▶ _Data section_:

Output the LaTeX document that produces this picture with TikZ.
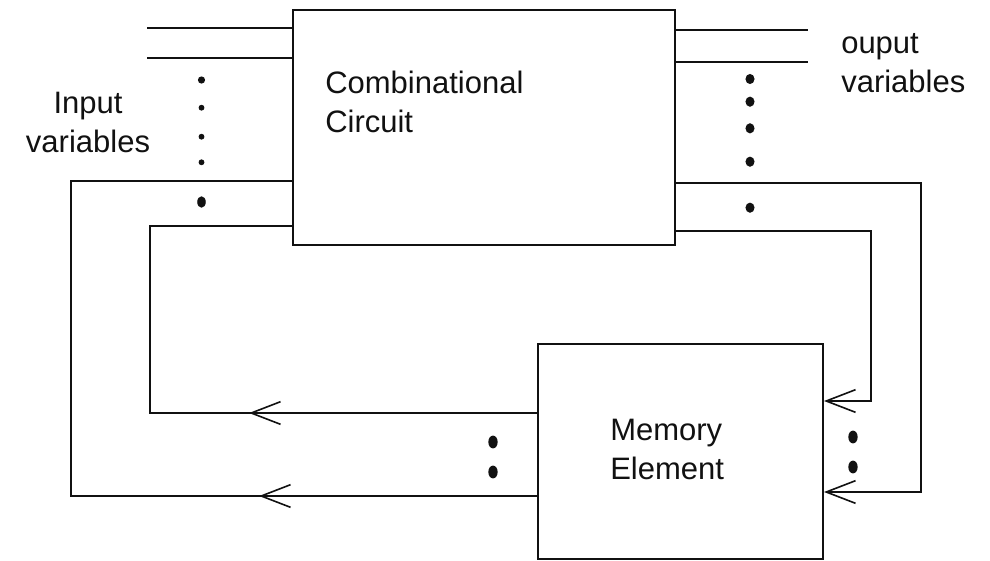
\documentclass[tikz,border=0pt]{standalone}
\usepackage{fontspec}
\setmainfont{Liberation Sans}
\usepackage{xcolor}
\usetikzlibrary{arrows.meta,positioning,calc,decorations.markings}
\definecolor{ink}{HTML}{111111}
\definecolor{paper}{HTML}{FFFFFF}
\tikzset{
  blockbox/.style={draw=ink,fill=paper,line width=1.5pt,inner sep=0pt},
  wire/.style={draw=ink,line width=1.5pt},
  feedarr/.style={wire,-{Straight Barb[length=22pt,width=17pt,line width=1.2pt]}},
  midarr/.style={wire,postaction={decorate},
                 decoration={markings,mark=at position #1 with
                   {\arrow{Straight Barb[length=22pt,width=17pt,line width=1.2pt]}}}},
  labeltext/.style={inner sep=0pt,text=ink,font=\fontsize{23.25}{29.25}\selectfont}
}

\begin{document}
\begin{tikzpicture}[x=0.75pt,y=-0.75pt]
  \useasboundingbox (0,0) rectangle (990,561);

  \node[blockbox,minimum width=286.5pt,minimum height=176.25pt] (cc) at (484,127.5) {};
  \node[blockbox,minimum width=213.75pt,minimum height=161.25pt] (mem) at (680.5,451.5) {};

  \node[labeltext,align=left,anchor=north west] (cctext) at (325,71) {Combinational\\Circuit};
  \node[labeltext,align=left,anchor=north west] (memtext) at (610,419) {Memory\\Element};
  \node[labeltext,align=center,anchor=north] (intext) at (88,92) {Input\\variables};
  \node[labeltext,align=left,anchor=north west] (outtext) at (841,33) {ouput\\variables};

  % input and output buses
  \coordinate (in1) at (147,28);
  \coordinate (in2) at (147,58);
  \coordinate (out1) at (808,30);
  \coordinate (out2) at (808,62);
  \draw[wire] (in1) -- (in1 -| cc.west);
  \draw[wire] (in2) -- (in2 -| cc.west);
  \draw[wire] (out1 -| cc.east) -- (out1);
  \draw[wire] (out2 -| cc.east) -- (out2);

  % feedback loops
  \coordinate (lina) at (150,413);
  \coordinate (linb) at (150,226);
  \coordinate (louta) at (71,496);
  \coordinate (loutb) at (71,181);
  \coordinate (rina) at (871,231);
  \coordinate (rinb) at (871,401);
  \coordinate (routa) at (921,183);
  \coordinate (routb) at (921,492);
  \draw[midarr=216pt] (mem.west |- lina) -- (lina) -- (linb) -- (linb -| cc.west);
  \draw[midarr=208.5pt] (mem.west |- louta) -- (louta) -- (loutb) -- (loutb -| cc.west);
  \draw[feedarr] (cc.east |- rina) -- (rina) -- (rinb) -- (rinb -| mem.east);
  \draw[feedarr] (cc.east |- routa) -- (routa) -- (routb) -- (routb -| mem.east);

  \foreach \yy/\rr in {80/2.7pt,107.7/2.2pt,136.7/2.2pt,162.3/2.2pt}
    \fill[ink] (201.5,\yy) circle [radius=\rr];
  \fill[ink] (201.5,202) ellipse [x radius=3.2pt,y radius=4.3pt];
  \foreach \yy in {79,101.7,128.3,161.7,207.7}
    \fill[ink] (750,\yy) ellipse [x radius=3.4pt,y radius=3.8pt];
  \foreach \yy in {442,472} {
    \fill[ink] (493,\yy) ellipse [x radius=3.5pt,y radius=4.8pt];
    \fill[ink] (853,\yy-5) ellipse [x radius=3.5pt,y radius=4.8pt];
  }
\end{tikzpicture}
\end{document}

▶ _Exercise directions_: Copy nothing but the lines from the top of the material through the line holding "width=213.75pt,minimum height=161.25pt] (mem)", exactly as written; omit pictures.

▶ _Response to the task_:
Output the LaTeX document that produces this picture with TikZ.
\documentclass[tikz,border=0pt]{standalone}
\usepackage{fontspec}
\setmainfont{Liberation Sans}
\usepackage{xcolor}
\usetikzlibrary{arrows.meta,positioning,calc,decorations.markings}
\definecolor{ink}{HTML}{111111}
\definecolor{paper}{HTML}{FFFFFF}
\tikzset{
  blockbox/.style={draw=ink,fill=paper,line width=1.5pt,inner sep=0pt},
  wire/.style={draw=ink,line width=1.5pt},
  feedarr/.style={wire,-{Straight Barb[length=22pt,width=17pt,line width=1.2pt]}},
  midarr/.style={wire,postaction={decorate},
                 decoration={markings,mark=at position #1 with
                   {\arrow{Straight Barb[length=22pt,width=17pt,line width=1.2pt]}}}},
  labeltext/.style={inner sep=0pt,text=ink,font=\fontsize{23.25}{29.25}\selectfont}
}

\begin{document}
\begin{tikzpicture}[x=0.75pt,y=-0.75pt]
  \useasboundingbox (0,0) rectangle (990,561);

  \node[blockbox,minimum width=286.5pt,minimum height=176.25pt] (cc) at (484,127.5) {};
  \node[blockbox,minimum width=213.75pt,minimum height=161.25pt] (mem) at (680.5,451.5) {};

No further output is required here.